On 2026-05-02 it caused a real incident: H12 503, modal showed garbled
error text, operator confused about whether the deploy had fired (it had).
We need to decouple run_id discovery from the dispatch request without introducing new infrastructure dependencies.
Three options were evaluated:
Option 1: lazy resolution in GET /api/internal/deploys/<id> poll handler.
POST /api/internal/deploys removes the _poll_and_capture_run_id call and
returns 202 immediately after committing status=dispatched, run_id=NULL.
GET /api/internal/deploys/<id> performs one GH API look-up per call when:
- github_run_id IS NULL
- status = 'dispatched'
- requested_at_utc >= now() - 90s
Look-up timeout: 8 s. Look-up uses GET /actions/workflows/{file}/runs?event=workflow_dispatch&created>={T}.
The 60-second reconciler (PR #867) remains the safety net for orphaned rows when the modal is closed before a poll resolves the run_id.
A new FLAG_CONSOLE_DEPLOY_ASYNC env var (default off) gates the behavior.
Positive:
- POST /api/internal/deploys p99 drops from ~30 s to ~3–5 s (validate +
DB write + GH POST). H12 incidents eliminated under normal GH latency.
- Modal operator experience: run_id appears within 2–4 polls (4–8 s) in the
common case. Indistinguishable from current UX when GH is fast.

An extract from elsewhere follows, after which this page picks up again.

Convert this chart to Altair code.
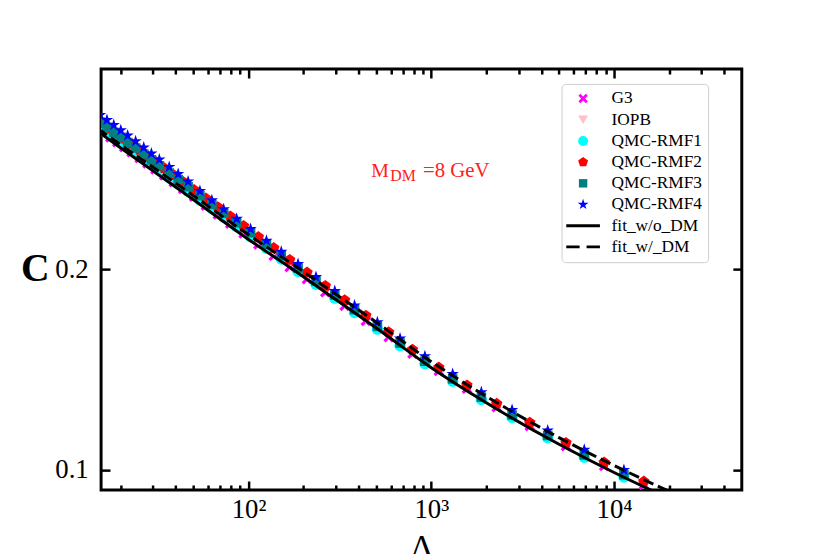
import altair as alt
import pandas as pd

# ---------------- data ----------------
SERIES = ["G3", "IOPB", "QMC-RMF1", "QMC-RMF2", "QMC-RMF3", "QMC-RMF4",
          "fit_w/o_DM", "fit_w/_DM"]
COLORS = ["#ff00ff", "#ffc0cb", "#00ffff", "#ff0000", "#008080", "#0000ff",
          "#000000", "#000000"]

# tidal deformability positions (two staggered sequences)
LAM_A = [15.4, 16.8, 18.3, 20.0, 21.8, 24.1, 26.7, 29.4, 32.5, 36.8, 41.2, 46.7,
         54.2, 63.0, 73.1, 86.1, 102.6, 125.3, 151, 186.6, 233.9, 296.5, 380.2,
         507, 674.5, 922.6, 1309, 1879, 2767, 4335, 6871, 11324]
LAM_B = [16.07, 17.54, 19.14, 20.89, 22.91, 25.35, 27.99, 30.94, 34.59, 38.99,
         43.85, 50.35, 58.48, 67.92, 79.43, 93.97, 113.2, 137.4, 167.9, 208.9,
         263.0, 335.7, 438.5, 584.8, 788.9, 1099, 1567, 2280, 3459, 5458, 8831,
         14550]

C_G3 = [0.2684, 0.2659, 0.2635, 0.2611, 0.2585, 0.2556, 0.2529, 0.2500, 0.2469,
        0.2436, 0.2402, 0.2364, 0.2319, 0.2275, 0.2229, 0.2180, 0.2125, 0.2069,
        0.2012, 0.1952, 0.1887, 0.1819, 0.1743, 0.1663, 0.1580, 0.1494, 0.1405,
        0.1313, 0.1219, 0.1118, 0.1020, 0.0925]
C_IOPB = [0.2699, 0.2674, 0.2648, 0.2624, 0.2597, 0.2568, 0.2540, 0.2511, 0.2480,
          0.2445, 0.2412, 0.2372, 0.2329, 0.2287, 0.2242, 0.2194, 0.2140, 0.2086,
          0.2028, 0.1966, 0.1900, 0.1830, 0.1754, 0.1671, 0.1586, 0.1498, 0.1409,
          0.1317, 0.1223, 0.1122, 0.1024, 0.0929]
C_RMF1 = [0.2711, 0.2686, 0.2661, 0.2635, 0.2610, 0.2582, 0.2552, 0.2524, 0.2495,
          0.2459, 0.2427, 0.2391, 0.2347, 0.2304, 0.2261, 0.2214, 0.2163, 0.2106,
          0.2052, 0.1990, 0.1926, 0.1857, 0.1785, 0.1702, 0.1620, 0.1530, 0.1442,
          0.1351, 0.1262, 0.1160, 0.1063, 0.0964]
C_RMF2 = [0.2729, 0.2703, 0.2677, 0.2653, 0.2626, 0.2596, 0.2567, 0.2538, 0.2506,
          0.2471, 0.2437, 0.2397, 0.2354, 0.2311, 0.2265, 0.2217, 0.2162, 0.2107,
          0.2048, 0.1985, 0.1918, 0.1847, 0.1770, 0.1687, 0.1600, 0.1511, 0.1422,
          0.1330, 0.1236, 0.1135, 0.1037, 0.0942]
C_RMF3 = [0.2736, 0.2710, 0.2685, 0.2660, 0.2634, 0.2606, 0.2576, 0.2547, 0.2518,
          0.2481, 0.2449, 0.2413, 0.2368, 0.2325, 0.2281, 0.2233, 0.2183, 0.2125,
          0.2070, 0.2007, 0.1942, 0.1873, 0.1800, 0.1716, 0.1633, 0.1542, 0.1454,
          0.1363, 0.1274, 0.1172, 0.1075, 0.0976]
C_RMF4 = [0.2771, 0.2746, 0.2721, 0.2695, 0.2669, 0.2640, 0.2609, 0.2579, 0.2549,
          0.2511, 0.2477, 0.2439, 0.2392, 0.2346, 0.2301, 0.2253, 0.2202, 0.2144,
          0.2089, 0.2027, 0.1962, 0.1893, 0.1820, 0.1737, 0.1656, 0.1567, 0.1479,
          0.1388, 0.1299, 0.1197, 0.1100, 0.1000]

FIT_LAM = [15, 20, 30, 50, 100, 175, 300, 500, 1000, 2000, 5000, 10000, 20000, 30000]
FIT_WO = [0.2688, 0.2606, 0.2492, 0.2348, 0.2150, 0.2000, 0.1850, 0.1708, 0.1510,
          0.1335, 0.1128, 0.0987, 0.0858, 0.0786]
FIT_W = [0.2703, 0.2622, 0.2510, 0.2368, 0.2173, 0.2025, 0.1877, 0.1737, 0.1540,
         0.1367, 0.1161, 0.1022, 0.0893, 0.0821]

X_MAJOR = [100, 1000, 10000]
X_MINOR = [20, 30, 40, 50, 60, 70, 80, 90, 200, 300, 400, 500, 600, 700, 800, 900,
           2000, 3000, 4000, 5000, 6000, 7000, 8000, 9000, 20000, 30000, 40000]
Y_TICKS = [0.1, 0.2]

ANN_TEXT = ["M", "DM", "=8 GeV"]
ANN_LAM = [470, 596, 900]
ANN_C = [0.2463, 0.2440, 0.2463]
ANN_FS = [20, 16, 21]

# ---------------- marker shapes ----------------
X_PATH = ("M-0.95,-0.55L-0.55,-0.95L0,-0.4L0.55,-0.95L0.95,-0.55L0.4,0L0.95,0.55"
          "L0.55,0.95L0,0.4L-0.55,0.95L-0.95,0.55L-0.4,0Z")
PENT_PATH = "M0,-1.05L1.0,-0.32L0.62,0.85L-0.62,0.85L-1.0,-0.32Z"
SQUARE_PATH = "M-0.85,-0.85H0.85V0.85H-0.85Z"
STAR_PATH = ("M0,-1.15L0.258,-0.355L1.094,-0.355L0.418,0.136L0.676,0.93L0,0.439"
             "L-0.676,0.93L-0.418,0.136L-1.094,-0.355L-0.258,-0.355Z")
LINE_PATH = "M-3.4,-0.3H3.4V0.3H-3.4Z"
DASH_PATH = "M-3.4,-0.3H-0.7V0.3H-3.4Z M0.7,-0.3H3.4V0.3H0.7Z"
SHAPES = [X_PATH, "triangle-down", "circle", PENT_PATH, SQUARE_PATH, STAR_PATH,
          LINE_PATH, DASH_PATH]

FONT = "Liberation Serif"

rows = []
for name, lams, cs in [("G3", LAM_B, C_G3), ("IOPB", LAM_B, C_IOPB),
                       ("QMC-RMF1", LAM_A, C_RMF1), ("QMC-RMF2", LAM_B, C_RMF2),
                       ("QMC-RMF3", LAM_A, C_RMF3), ("QMC-RMF4", LAM_A, C_RMF4)]:
    for l, c in zip(lams, cs):
        rows.append({"series": name, "lam": l, "C": c})
pts = pd.DataFrame(rows)
fit_df = pd.DataFrame({"lam": FIT_LAM, "wo": FIT_WO, "w": FIT_W})
ann_df = pd.DataFrame({"t": ANN_TEXT, "lam": ANN_LAM, "C": ANN_C, "fs": ANN_FS})

xs = alt.Scale(type="log", domain=[15.6, 50000], nice=False)
ys = alt.Scale(domain=[0.09, 0.30], nice=False, zero=False)

W, H = 647, 425
ALL_X = sorted(X_MAJOR + X_MINOR)
major_test = " || ".join(f"datum.value == {v}" for v in X_MAJOR)
x_tick_size = {"condition": {"test": major_test, "value": 9}, "value": 5}

legend = alt.Legend(title=None, orient="none", legendX=465, legendY=15,
                    direction="vertical", fillColor="white", strokeColor="#cccccc",
                    cornerRadius=4, padding=6, labelFont=FONT, labelFontSize=17.5,
                    labelColor="black", symbolSize=100, symbolOffset=7,
                    labelOffset=20, rowPadding=2.4, symbolOpacity=1,
                    symbolStrokeWidth=0)

# axes: labels set
ax1x = alt.Axis(orient="bottom", values=X_MAJOR, ticks=False, tickSize=0,
                domain=False, grid=False,
                labelExpr="datum.value == 100 ? '10²' : (datum.value == 1000 ? '10³' : '10⁴')",
                labelFont=FONT, labelFontSize=27, labelPadding=7, labelColor="black",
                title="Λ", titleFont=FONT, titleFontSize=34, titleFontWeight="normal",
                titleBaseline="top", titleY=41, titleColor="black")
ax1y = alt.Axis(orient="left", values=Y_TICKS, ticks=False, tickSize=0, domain=False,
                grid=False, format=".1f", labelFont=FONT, labelFontSize=27,
                labelPadding=13, labelColor="black", title="C", titleFont=FONT,
                titleFontSize=40, titleFontWeight="bold", titleAngle=0,
                titleX=-67, titleY=202, titleAlign="center", titleBaseline="middle",
                titleColor="black")
# inward ticks on bottom / left
ax2x = alt.Axis(orient="top", offset=-H, values=ALL_X, labels=False, domain=False,
                grid=False, tickSize=x_tick_size, tickWidth=2.5, tickColor="black",
                title=None)
ax2y = alt.Axis(orient="right", offset=-W, values=Y_TICKS, labels=False, domain=False,
                grid=False, tickSize=9, tickWidth=2.5, tickColor="black", title=None)
# inward ticks on top / right
ax3x = alt.Axis(orient="bottom", offset=-H, values=ALL_X, labels=False, domain=False,
                grid=False, tickSize=x_tick_size, tickWidth=2.5, tickColor="black",
                title=None)
ax3y = alt.Axis(orient="left", offset=-W, values=Y_TICKS, labels=False, domain=False,
                grid=False, tickSize=9, tickWidth=2.5, tickColor="black", title=None)

points = alt.Chart(pts).mark_point(filled=True, opacity=1, size=130, clip=True).encode(
    x=alt.X("lam:Q", scale=xs, axis=ax1x),
    y=alt.Y("C:Q", scale=ys, axis=ax1y),
    color=alt.Color("series:N", scale=alt.Scale(domain=SERIES, range=COLORS), legend=legend),
    shape=alt.Shape("series:N", scale=alt.Scale(domain=SERIES, range=SHAPES), legend=legend),
)

solid = alt.Chart(fit_df).mark_line(color="black", strokeWidth=3, clip=True,
                                    interpolate="monotone").encode(
    x=alt.X("lam:Q", scale=xs, axis=ax2x),
    y=alt.Y("wo:Q", scale=ys, axis=ax2y),
)
dashed = alt.Chart(fit_df).mark_line(color="black", strokeWidth=3, strokeDash=[11, 5],
                                     clip=True, interpolate="monotone").encode(
    x=alt.X("lam:Q", scale=xs, axis=ax3x),
    y=alt.Y("w:Q", scale=ys, axis=ax3y),
)
ann = alt.Chart(ann_df).mark_text(color="#ff2020", align="left", baseline="alphabetic",
                                  font=FONT).encode(
    x=alt.X("lam:Q", scale=xs, axis=None),
    y=alt.Y("C:Q", scale=ys, axis=None),
    text="t:N",
    size=alt.Size("fs:Q", scale=None, legend=None),
)

chart = alt.layer(points, solid, dashed, ann).resolve_axis(
    x="independent", y="independent"
).properties(
    width=W, height=H,
    autosize=alt.AutoSizeParams(type="none"),
    padding={"left": 94, "top": 59, "right": 81, "bottom": 62},
    background="white",
).configure(font=FONT).configure_view(stroke="black", strokeWidth=3)

chart.save("out.html", embed_options={"renderer": "svg", "actions": False})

- No new infrastructure. The GET endpoint already exists and is called every
2 s by the modal.
- Retry-on-timeout via Idempotency-Key already works correctly: the
idempotency check finds the committed dispatched row and returns it.
Negative / trade-offs:
- GET handler now makes a conditional outbound GH API call. Adds ~8 s of
potential latency to GET responses in the 0–90 s window when GH is slow.
Mitigated: hard 8 s timeout; call is skipped entirely once run_id is set.

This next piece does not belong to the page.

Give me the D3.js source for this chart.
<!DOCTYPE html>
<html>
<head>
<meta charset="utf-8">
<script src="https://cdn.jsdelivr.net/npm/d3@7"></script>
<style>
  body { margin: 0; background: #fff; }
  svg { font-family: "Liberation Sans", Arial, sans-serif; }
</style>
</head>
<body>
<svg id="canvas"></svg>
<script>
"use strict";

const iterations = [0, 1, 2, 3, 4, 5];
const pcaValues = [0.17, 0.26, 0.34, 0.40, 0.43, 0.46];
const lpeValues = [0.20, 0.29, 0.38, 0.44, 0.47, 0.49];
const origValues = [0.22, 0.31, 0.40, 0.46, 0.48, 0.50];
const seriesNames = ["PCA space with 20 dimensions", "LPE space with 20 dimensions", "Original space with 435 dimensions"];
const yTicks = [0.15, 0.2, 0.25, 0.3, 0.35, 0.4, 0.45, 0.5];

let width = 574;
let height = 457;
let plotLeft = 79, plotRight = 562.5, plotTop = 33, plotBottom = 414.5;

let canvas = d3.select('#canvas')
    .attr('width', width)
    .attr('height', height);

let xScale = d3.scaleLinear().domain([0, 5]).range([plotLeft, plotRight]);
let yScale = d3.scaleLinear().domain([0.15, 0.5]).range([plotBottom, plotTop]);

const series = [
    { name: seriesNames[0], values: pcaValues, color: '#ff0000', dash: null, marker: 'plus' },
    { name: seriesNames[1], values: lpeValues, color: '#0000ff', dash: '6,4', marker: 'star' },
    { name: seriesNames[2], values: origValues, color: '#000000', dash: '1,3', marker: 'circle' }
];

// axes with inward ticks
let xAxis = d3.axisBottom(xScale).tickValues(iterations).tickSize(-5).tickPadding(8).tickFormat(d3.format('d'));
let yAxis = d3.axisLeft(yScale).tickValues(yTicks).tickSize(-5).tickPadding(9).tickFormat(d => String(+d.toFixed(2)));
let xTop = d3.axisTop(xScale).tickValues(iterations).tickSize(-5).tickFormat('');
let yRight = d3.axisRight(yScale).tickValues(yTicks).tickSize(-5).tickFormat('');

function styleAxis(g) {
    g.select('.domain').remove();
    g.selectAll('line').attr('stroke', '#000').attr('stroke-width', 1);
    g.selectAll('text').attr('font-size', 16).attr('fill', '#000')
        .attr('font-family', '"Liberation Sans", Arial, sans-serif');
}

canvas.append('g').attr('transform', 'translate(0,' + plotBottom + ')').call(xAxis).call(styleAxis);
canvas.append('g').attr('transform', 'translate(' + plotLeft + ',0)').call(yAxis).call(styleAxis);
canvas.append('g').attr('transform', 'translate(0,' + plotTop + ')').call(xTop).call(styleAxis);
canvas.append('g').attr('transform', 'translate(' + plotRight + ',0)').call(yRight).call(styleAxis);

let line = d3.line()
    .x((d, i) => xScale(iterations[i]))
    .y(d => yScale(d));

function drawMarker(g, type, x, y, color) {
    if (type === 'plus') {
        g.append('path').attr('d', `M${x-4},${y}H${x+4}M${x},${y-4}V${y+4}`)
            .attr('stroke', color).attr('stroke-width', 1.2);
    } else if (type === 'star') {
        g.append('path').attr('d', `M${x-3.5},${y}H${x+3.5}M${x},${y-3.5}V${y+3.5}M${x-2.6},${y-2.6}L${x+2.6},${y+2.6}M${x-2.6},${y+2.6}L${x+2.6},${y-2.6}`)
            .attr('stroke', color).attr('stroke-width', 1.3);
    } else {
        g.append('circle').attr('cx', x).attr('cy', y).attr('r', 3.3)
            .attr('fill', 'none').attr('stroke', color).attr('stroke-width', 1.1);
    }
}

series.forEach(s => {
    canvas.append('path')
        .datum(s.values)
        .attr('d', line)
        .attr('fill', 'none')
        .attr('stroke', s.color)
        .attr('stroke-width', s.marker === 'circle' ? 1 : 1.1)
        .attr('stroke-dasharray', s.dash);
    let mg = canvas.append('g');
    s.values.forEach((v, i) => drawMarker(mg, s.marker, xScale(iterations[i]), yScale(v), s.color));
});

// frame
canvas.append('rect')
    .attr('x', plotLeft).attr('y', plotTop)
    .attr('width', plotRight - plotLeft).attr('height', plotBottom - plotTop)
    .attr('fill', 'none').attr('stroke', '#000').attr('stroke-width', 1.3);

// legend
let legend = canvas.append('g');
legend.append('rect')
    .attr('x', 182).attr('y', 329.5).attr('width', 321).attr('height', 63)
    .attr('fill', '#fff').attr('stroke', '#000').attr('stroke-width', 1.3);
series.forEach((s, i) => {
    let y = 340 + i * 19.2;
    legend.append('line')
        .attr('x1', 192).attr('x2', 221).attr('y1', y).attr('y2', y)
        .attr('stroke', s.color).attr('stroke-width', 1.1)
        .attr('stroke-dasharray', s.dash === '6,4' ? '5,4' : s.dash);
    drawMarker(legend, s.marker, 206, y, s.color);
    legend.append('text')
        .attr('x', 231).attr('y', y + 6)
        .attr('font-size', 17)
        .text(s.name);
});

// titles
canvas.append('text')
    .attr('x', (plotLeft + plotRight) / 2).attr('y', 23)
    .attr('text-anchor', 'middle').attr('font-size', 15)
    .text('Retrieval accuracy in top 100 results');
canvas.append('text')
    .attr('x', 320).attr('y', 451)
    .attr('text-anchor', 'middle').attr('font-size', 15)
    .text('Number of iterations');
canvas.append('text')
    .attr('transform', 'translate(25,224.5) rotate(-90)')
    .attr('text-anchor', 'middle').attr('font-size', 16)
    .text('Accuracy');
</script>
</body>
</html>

- The 202 response code change requires a one-line update in the modal JS
(status === 201 || status === 200 → add 202).
- One additional test surface: the lazy look-up branch in get_deploy.
A threading.Thread started per dispatch to poll GH and write run_id.
Rejected because: - Heroku dyno restarts and rolling deploys orphan in-flight threads silently. - Two concurrent writers (thread + reconciler) for the same row with no row-level locking. SQLite WAL is not designed for concurrent async writers. - Adds complexity without reliability benefit — the reconciler already handles this niche, and the GET handler approach is simpler and stateless.
The GH workflow's first step would POST its own run_id to the callback
endpoint before doing any real work.
Rejected because:
- Requires modifying every workflow YAML (deploy-heroku.yml,
deploy-console.yml, deploy-customer-docs.yml).
- Adds a mandatory network round-trip into every workflow before build starts.
- The callback endpoint already handles run_id back-fill as part of the
"building" callback (section 6 of the design doc) — no workflow change needed.
- Break-glass manual gh workflow run would not supply the run_id, requiring
special-casing.
The modal's "Dispatched — waiting for run..." state shown during the 0–90 s
window when run_id is still null is a new UX state. The existing step
tracker already handles status=dispatched gracefully (no step is marked
active). No new UI components are required; the status text updates
naturally via the existing poll loop.